Des migrants détenus au Centre de surveillance de l’immigration (CSI) de Laval, tout juste remis d’une éclosion de COVID-19, ont entamé une quatrième grève de la faim pour protester contre les conditions inhumaines dont ils affirment faire l’objet. Une information que nie l’Agence des services frontaliers du Canada (ASFC).

« C’est un espace propice à la propagation du virus et ce n’est qu’une question de temps avant que nous soyons tous contaminés. Ceci est un appel à l’aide », peut-on lire dans une déclaration signée par sept détenus. Elle a été publiée sur les réseaux sociaux de l’organisme Solidarité sans frontières, qui a des contacts étroits avec le groupe depuis le printemps dernier.

Le 15 février, le virus s’est introduit dans l’établissement fédéral, où sont détenues des personnes migrantes dont la validité du statut est remise en question par l’ASFC.

Les 18 détenus – dont 3 ont reçu un test positif à la COVID-19 – ont été placés en confinement solitaire dans leur cellule, « sans aucune assistance psychologique ».

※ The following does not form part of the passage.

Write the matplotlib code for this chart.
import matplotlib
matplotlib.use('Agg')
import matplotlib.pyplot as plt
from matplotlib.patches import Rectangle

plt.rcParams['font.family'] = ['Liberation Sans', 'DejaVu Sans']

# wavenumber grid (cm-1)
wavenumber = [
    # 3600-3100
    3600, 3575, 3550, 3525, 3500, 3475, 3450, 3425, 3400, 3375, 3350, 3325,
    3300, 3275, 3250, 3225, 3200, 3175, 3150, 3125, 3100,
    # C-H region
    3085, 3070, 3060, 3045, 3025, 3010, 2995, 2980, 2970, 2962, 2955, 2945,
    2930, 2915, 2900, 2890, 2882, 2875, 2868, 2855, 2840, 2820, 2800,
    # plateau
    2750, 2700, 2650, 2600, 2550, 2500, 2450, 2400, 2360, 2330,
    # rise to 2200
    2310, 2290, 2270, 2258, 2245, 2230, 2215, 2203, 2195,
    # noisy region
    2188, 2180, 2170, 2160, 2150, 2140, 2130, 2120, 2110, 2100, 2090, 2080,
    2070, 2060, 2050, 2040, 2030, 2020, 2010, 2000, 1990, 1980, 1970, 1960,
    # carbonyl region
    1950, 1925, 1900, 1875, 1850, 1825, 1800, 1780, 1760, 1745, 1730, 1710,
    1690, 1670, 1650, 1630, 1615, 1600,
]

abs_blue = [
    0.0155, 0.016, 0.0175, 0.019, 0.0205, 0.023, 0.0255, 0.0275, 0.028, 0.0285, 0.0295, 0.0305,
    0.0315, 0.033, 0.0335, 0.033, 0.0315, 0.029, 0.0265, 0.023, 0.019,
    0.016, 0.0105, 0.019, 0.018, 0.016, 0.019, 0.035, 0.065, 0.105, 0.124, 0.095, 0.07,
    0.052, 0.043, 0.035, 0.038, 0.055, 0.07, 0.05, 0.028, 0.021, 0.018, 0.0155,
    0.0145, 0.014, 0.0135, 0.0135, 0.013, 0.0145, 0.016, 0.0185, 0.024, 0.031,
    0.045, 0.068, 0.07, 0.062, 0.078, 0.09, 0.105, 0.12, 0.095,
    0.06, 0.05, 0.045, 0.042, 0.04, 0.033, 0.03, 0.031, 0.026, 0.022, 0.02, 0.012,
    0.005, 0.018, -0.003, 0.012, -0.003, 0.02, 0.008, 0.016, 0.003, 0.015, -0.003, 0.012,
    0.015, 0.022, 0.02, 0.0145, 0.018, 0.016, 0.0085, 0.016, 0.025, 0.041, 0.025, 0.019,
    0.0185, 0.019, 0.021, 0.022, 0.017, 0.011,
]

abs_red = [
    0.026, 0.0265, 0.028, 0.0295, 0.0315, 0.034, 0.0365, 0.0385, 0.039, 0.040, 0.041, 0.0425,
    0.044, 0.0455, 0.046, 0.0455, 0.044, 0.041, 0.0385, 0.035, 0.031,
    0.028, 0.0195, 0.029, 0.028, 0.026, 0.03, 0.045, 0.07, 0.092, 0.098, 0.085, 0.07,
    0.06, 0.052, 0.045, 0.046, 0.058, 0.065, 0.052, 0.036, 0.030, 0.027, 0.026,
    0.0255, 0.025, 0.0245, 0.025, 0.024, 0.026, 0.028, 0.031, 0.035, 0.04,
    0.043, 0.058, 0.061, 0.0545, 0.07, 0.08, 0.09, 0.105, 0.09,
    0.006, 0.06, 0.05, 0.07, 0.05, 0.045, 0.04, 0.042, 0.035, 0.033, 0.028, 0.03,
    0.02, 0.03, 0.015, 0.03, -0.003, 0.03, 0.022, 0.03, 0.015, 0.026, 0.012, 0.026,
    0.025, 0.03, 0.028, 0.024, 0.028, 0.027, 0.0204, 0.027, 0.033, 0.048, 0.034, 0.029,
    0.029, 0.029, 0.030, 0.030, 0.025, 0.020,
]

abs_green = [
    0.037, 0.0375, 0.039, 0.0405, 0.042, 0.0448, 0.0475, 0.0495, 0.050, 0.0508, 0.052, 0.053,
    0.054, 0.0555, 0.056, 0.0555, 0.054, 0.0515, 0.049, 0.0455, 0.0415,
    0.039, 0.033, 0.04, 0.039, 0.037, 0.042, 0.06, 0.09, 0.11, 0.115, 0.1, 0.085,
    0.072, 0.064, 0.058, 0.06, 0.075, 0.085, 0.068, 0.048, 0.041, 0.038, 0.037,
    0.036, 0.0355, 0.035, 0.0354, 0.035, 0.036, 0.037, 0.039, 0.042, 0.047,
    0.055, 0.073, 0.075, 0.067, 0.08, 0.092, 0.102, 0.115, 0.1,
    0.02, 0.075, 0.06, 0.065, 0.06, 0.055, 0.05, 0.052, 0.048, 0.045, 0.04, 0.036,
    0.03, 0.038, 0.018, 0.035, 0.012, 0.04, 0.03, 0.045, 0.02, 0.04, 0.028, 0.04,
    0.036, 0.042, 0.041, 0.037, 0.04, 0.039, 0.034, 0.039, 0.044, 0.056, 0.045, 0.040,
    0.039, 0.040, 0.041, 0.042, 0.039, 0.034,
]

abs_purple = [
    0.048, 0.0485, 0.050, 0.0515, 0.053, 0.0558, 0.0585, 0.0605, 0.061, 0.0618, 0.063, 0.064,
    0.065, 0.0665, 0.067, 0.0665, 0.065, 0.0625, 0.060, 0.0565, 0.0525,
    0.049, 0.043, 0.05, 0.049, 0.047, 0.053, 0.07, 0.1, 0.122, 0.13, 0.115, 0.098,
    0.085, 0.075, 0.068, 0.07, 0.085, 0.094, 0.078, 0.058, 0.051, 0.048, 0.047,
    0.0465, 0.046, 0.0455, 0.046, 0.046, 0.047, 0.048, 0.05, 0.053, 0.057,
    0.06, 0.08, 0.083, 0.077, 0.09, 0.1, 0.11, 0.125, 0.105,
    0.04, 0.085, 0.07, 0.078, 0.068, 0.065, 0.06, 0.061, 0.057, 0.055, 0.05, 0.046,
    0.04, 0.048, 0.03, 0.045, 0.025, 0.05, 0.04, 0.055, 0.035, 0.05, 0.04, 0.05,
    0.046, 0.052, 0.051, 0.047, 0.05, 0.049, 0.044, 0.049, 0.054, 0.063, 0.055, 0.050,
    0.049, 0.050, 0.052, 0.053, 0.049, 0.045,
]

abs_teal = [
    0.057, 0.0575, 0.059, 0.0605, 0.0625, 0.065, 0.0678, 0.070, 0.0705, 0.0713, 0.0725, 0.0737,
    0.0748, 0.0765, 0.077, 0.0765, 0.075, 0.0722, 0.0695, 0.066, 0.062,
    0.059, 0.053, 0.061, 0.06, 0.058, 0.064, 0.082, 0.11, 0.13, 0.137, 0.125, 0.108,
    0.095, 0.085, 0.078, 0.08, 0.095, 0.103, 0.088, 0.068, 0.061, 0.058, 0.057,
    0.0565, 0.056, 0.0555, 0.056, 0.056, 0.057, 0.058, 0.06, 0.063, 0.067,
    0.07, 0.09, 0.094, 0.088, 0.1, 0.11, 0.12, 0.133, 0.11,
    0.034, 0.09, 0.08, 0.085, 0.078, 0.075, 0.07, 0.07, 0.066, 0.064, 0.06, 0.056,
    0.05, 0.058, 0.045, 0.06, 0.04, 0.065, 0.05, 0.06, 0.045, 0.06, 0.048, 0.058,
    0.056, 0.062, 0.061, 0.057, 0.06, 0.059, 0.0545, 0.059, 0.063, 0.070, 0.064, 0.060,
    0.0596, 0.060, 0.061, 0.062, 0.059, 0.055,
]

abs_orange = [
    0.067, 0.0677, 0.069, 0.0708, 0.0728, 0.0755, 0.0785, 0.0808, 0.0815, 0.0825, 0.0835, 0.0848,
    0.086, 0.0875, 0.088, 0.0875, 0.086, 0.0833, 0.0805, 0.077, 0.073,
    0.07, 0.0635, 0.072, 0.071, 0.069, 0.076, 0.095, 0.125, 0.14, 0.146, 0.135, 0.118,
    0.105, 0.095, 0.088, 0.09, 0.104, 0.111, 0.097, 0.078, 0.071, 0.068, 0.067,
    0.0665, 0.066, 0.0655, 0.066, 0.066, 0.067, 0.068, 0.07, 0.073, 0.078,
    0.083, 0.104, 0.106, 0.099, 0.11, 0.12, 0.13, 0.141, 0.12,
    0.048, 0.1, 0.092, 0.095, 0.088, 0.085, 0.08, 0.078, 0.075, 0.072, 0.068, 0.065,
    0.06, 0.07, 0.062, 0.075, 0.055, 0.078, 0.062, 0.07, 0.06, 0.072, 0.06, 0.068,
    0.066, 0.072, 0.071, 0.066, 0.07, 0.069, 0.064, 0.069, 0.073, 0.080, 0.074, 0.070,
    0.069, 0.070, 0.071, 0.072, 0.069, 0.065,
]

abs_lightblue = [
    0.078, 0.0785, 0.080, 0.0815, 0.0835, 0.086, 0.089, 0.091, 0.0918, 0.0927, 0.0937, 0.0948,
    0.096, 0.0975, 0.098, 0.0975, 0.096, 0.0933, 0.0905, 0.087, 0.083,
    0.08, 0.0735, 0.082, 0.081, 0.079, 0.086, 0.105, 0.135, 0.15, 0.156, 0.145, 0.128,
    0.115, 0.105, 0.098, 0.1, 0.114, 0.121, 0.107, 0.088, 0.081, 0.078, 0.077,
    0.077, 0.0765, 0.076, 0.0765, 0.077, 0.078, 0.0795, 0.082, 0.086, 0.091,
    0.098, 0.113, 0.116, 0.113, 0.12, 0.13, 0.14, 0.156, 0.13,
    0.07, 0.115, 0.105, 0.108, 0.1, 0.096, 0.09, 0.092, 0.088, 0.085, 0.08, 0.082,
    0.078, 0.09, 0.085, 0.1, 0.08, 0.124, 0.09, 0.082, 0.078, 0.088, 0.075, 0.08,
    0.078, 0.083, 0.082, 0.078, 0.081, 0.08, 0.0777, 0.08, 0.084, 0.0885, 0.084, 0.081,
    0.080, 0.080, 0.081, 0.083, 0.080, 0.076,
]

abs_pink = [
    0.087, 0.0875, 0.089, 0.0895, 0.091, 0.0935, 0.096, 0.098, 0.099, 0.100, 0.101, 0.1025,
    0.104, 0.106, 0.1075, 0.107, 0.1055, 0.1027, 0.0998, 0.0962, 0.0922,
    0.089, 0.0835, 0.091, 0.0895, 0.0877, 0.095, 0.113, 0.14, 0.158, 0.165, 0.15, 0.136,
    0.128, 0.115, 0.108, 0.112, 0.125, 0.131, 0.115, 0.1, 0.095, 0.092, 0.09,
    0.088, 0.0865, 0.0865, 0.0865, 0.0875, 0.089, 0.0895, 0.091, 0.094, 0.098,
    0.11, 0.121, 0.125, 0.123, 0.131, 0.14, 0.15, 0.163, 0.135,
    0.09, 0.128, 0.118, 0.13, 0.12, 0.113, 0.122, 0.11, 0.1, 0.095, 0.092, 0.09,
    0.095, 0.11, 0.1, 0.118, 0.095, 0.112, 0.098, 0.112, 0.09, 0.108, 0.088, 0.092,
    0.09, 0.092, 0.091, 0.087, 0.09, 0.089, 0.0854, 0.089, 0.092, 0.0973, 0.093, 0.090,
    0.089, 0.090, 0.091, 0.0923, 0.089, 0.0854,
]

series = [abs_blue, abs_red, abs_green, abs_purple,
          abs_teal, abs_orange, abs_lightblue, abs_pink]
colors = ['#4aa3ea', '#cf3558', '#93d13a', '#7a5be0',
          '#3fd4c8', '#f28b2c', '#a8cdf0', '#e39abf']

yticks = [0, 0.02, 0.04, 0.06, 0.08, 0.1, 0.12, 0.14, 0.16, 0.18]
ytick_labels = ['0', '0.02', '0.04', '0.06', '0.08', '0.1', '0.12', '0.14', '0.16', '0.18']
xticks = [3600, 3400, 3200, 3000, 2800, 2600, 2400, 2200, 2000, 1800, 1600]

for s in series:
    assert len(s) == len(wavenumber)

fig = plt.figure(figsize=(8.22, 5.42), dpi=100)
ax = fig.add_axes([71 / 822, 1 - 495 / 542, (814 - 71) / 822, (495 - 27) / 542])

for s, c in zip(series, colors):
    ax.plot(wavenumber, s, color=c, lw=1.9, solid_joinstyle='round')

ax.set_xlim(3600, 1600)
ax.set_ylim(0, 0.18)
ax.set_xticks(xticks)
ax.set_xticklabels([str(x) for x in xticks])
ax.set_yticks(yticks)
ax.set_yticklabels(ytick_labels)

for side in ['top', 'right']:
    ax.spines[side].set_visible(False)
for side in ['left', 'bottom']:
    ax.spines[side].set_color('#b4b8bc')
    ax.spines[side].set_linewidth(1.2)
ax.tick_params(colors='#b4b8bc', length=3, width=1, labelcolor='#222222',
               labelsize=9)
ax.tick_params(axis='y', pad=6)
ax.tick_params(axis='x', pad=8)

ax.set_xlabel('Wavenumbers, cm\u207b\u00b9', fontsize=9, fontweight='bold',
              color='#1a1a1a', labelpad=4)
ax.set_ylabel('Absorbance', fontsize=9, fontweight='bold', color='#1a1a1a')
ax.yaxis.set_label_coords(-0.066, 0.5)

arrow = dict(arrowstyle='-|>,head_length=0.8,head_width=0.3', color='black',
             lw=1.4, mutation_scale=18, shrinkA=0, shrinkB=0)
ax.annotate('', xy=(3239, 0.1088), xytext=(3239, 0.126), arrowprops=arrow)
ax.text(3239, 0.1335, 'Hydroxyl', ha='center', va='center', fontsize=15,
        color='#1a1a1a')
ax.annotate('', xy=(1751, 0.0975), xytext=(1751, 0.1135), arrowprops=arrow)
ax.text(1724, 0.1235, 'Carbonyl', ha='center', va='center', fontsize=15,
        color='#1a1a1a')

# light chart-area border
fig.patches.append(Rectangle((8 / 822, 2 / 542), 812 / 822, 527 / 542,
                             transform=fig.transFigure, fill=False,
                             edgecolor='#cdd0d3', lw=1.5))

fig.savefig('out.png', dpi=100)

Lorsqu’un détenu se plaignait de douleurs s’apparentant aux symptômes de la COVID-19, on lui donnait simplement du Tylenol, apprend-on dans la déclaration. « Nous souffrons beaucoup. Nous sommes désemparés et avons très peur pour notre santé. »

Le 1er mars, soit une quinzaine de jours après l’apparition du premier cas, le confinement a été levé au CSI de Laval. Mais la peur d’une nouvelle éclosion, elle, est toujours là.

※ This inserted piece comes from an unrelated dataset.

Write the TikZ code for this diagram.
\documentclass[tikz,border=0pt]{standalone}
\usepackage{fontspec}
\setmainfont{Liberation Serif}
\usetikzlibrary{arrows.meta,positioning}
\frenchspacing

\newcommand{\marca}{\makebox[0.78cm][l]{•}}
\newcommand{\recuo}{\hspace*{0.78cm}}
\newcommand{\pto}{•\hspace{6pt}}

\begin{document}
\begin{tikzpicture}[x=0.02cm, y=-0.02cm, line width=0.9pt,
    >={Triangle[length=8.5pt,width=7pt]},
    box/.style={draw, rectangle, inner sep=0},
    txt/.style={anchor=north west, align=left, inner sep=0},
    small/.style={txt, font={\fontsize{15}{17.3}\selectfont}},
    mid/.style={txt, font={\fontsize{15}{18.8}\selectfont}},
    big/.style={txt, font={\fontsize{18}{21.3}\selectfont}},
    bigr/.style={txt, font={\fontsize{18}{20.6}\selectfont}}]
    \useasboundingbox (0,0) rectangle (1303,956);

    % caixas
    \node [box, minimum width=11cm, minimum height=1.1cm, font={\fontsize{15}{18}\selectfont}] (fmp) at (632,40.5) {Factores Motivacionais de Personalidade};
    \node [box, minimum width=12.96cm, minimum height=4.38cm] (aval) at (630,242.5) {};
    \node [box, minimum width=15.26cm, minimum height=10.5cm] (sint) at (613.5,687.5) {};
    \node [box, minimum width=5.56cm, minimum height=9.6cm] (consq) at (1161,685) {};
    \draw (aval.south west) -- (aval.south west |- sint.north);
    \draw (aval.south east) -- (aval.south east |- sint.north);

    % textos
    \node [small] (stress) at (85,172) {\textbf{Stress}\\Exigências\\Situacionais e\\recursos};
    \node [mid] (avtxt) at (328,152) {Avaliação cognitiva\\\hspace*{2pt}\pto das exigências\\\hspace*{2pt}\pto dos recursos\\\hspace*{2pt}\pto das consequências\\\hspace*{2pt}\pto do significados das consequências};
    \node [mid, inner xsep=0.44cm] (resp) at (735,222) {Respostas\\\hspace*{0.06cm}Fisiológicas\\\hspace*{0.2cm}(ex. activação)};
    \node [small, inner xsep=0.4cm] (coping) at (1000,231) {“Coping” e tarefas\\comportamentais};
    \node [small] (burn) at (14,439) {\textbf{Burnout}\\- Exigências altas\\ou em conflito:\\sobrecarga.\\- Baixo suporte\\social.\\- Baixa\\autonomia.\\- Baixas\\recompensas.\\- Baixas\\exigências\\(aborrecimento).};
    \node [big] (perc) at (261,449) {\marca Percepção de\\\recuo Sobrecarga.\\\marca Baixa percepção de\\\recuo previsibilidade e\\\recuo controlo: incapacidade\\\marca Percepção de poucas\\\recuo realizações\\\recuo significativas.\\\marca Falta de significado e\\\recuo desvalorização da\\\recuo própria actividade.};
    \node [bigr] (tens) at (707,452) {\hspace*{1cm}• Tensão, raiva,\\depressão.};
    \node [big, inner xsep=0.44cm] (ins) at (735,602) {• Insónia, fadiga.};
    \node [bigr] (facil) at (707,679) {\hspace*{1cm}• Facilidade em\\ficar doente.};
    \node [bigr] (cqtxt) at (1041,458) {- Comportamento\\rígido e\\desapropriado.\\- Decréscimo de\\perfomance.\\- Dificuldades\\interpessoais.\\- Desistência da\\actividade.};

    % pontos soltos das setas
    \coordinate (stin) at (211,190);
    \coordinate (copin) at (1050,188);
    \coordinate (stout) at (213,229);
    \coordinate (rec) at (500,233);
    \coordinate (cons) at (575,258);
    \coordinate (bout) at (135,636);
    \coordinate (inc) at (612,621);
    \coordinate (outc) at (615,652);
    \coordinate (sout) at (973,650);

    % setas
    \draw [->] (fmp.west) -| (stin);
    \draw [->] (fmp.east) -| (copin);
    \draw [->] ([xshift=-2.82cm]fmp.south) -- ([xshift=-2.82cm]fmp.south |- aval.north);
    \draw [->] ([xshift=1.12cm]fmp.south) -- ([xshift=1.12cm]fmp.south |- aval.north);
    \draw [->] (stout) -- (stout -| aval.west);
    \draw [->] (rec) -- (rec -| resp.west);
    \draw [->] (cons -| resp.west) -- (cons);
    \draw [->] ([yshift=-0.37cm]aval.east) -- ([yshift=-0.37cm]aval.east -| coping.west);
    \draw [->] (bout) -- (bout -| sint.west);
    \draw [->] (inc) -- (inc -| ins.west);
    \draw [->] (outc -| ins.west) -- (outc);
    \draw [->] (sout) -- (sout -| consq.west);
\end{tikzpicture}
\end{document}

« Nous annonçons que nous avons commencé une grève de la faim à durée indéterminée à partir du 1er mars pour contester le traitement dont nous faisons l’objet », ont déclaré les sept détenus, qui réclament leur libération.

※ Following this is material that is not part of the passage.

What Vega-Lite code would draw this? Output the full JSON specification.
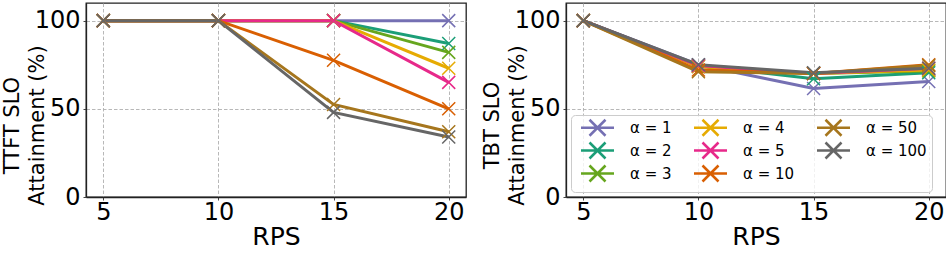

« Je sais qu’ils sont en danger »

Il s’agit de la quatrième grève de la faim au CSI de Laval en moins d’un an, selon Solidarité sans frontières. Abdul* était de la première. Le printemps dernier, ses camarades et lui n’ont pas mangé pendant 10 jours, pour dénoncer l’absence de mesures sanitaires dans l’établissement. « J’ai perdu plus de 10 kilos. Je ne me reconnaissais plus dans la glace, mais il fallait le faire. De nouveaux gardes continuaient d’entrer tous les jours. On voyait la mort cogner à notre porte. »

Quand il a appris que de nouveaux détenus se battaient pour la même cause, près d’un an plus tard, il a estimé qu’il devait apporter son soutien. « Je sais ce que c’est là-bas. On est complètement dépossédés, c’est très stressant. Je sais qu’ils sont en danger », explique Abdul, qui a été libéré en avril, après que son expulsion du pays eut été reportée. Ses requêtes d’immigration sont toujours en cours.

Aucun danger

Porte-parole de Solidarité sans frontières, Katarina Larivière est catégorique : ces personnes ne représentent aucun danger. « Ce sont des gens qui se retrouvent enfermés à cause de leur statut migratoire. Souvent, ils sont en attente de validation. D’autres fois, le gouvernement juge qu’ils sont à risque de fuir avant leur expulsion. Il y a d’autres voies pour localiser ces gens sans les mettre en prison. Actuellement, c’est moins sécuritaire pour eux d’être à l’intérieur qu’à l’extérieur », tranche-t-elle.

Malgré les multiples appels à leur libération, les services frontaliers n’ont pas répondu à la demande de Solidarité sans frontières et des détenus.

Nous avons eu un grand soutien parmi la population au cours des dernières semaines, mais il n’y a pas de mouvement de la part des personnes qui prennent les décisions.

Katarina Larivière, porte-parole de Solidarité sans frontières

Jointe par La Presse, la porte-parole de l’ASFC Judith Gadbois-St-Cyr a affirmé « qu’il n’y [avait] actuellement aucun détenu en protestation alimentaire au Centre de surveillance de l’immigration (CSI) à Laval ». Elle a du même coup défendu le recours de l’ASFC à la détention.

« La détention des immigrants a toujours été une mesure de dernier recours, utilisée uniquement dans des circonstances limitées. […] L’ASFC continue d’examiner la population détenue pour veiller à ce que les volumes demeurent au minimum et à ce que toutes les options de mise en liberté soient étudiées pour les cas où le risque d’une personne libérée peut être géré dans la collectivité. »

Mme Gadbois-St-Cyr a aussi assuré que plusieurs mesures supplémentaires avaient été prises afin de prévenir la propagation du virus dans ses établissements, « mesures [qui] sont révisées plusieurs fois par semaine ».